The diagnostic and prognostic utility of the model was validated in a tertiary referral population of treatment-naive patients who had a high pretest probability of PH.
“The aim of this study was to (a) build a diagnostic CT model in patients with suspected PH using the current guideline definition of PH (mPAP [mean pulmonary arterial pressure] ≥25 mm Hg) and the recent proposed definition of >20 mm Hg and (b) test its prognostic significance,” wrote Andrew J. Swift, MBChB, PhD, of the University of Sheffield (England) and colleagues in.
The study cohort included 491 patients with suspected PH who underwent routine CT pulmonary angiography and right-heart catheterization between April 2012 and March 2016. CT metrics for patients with PH were developed using axial and reconstructed images.
The researchers identified the derivation (n = 247) and validation (n = 244) cohorts using random patient selection. In the derivation cohort, multivariate regression analysis was conducted to develop a model with the ability to predict mPAP ≥25 mm Hg and >20 mm Hg.
In the validation cohort, receiver operating characteristic analysis was performed to establish compromise CT thresholds, as well as sensitivity and specificity. The prognostic utility of the model was evaluated using Kaplan-Meier analysis.
Among the 247 patients in the derivation cohort, a CT regression model was identified, which included right-ventricle outflow tract thickness, main pulmonary artery diameter, and left ventricular area and interventricular septal angle; the area under the curve (AUC) in this cohort was 0.92.

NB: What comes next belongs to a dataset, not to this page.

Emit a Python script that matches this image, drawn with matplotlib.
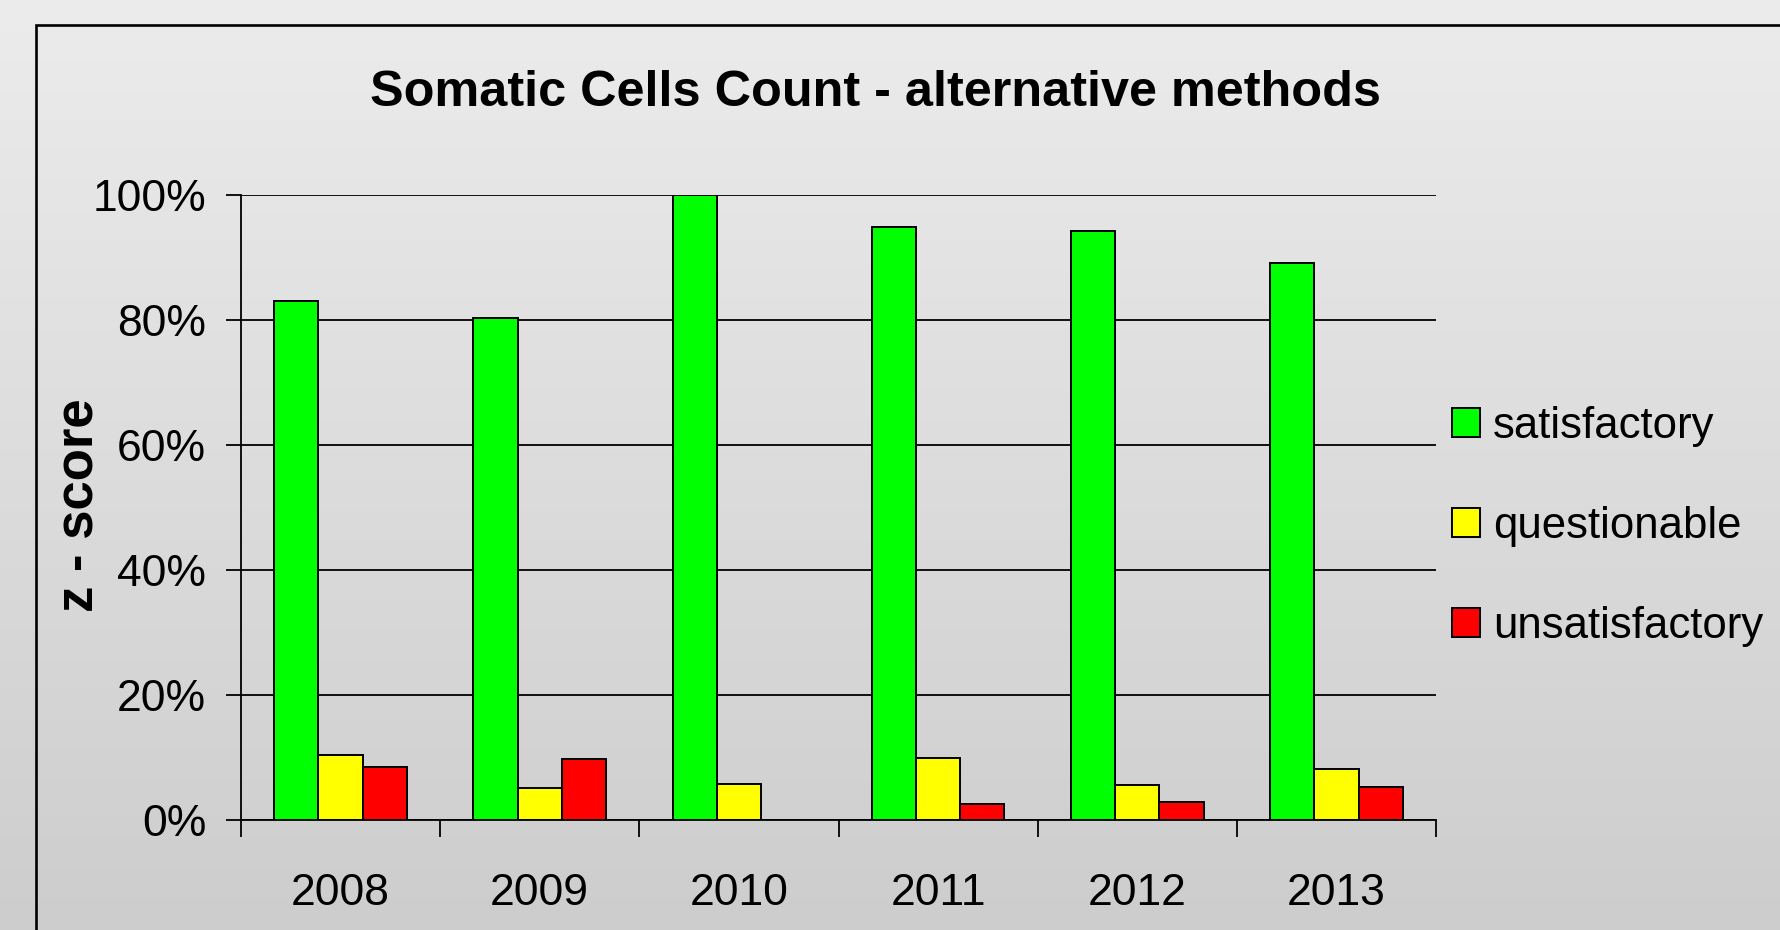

Among the 244 patients in the validation cohort, the model demonstrated strong diagnostic utility for the detection of PH, with an AUC of 0.91 and 0.94 for mPAP >20 mm Hg and ≥25 mm Hg, respectively.
With respect to the prognostic utility of the model, the researchers found that the diagnostic thresholds were prognostic in the CT model (all P < .01).
“The diagnostic CT thresholds are also of prognostic value; patients found not to have PH on CT have an excellent outcome,” they explained.
Dr. Swift and colleagues acknowledged that positive and negative predictive values will change based on the diagnostic setting. As a result, the findings from the current study may only be applicable to tertiary referral patient populations.
“This data may be particularly helpful when triaging patients with suspected severe PH for consideration of targeted pulmonary vascular therapies,” they concluded.
The study was supported by Wellcome Trust, the National Institute for Health Research, MRC POLARIS, and Bayer. The authors reported having no conflicts of interest with any companies related to the publication.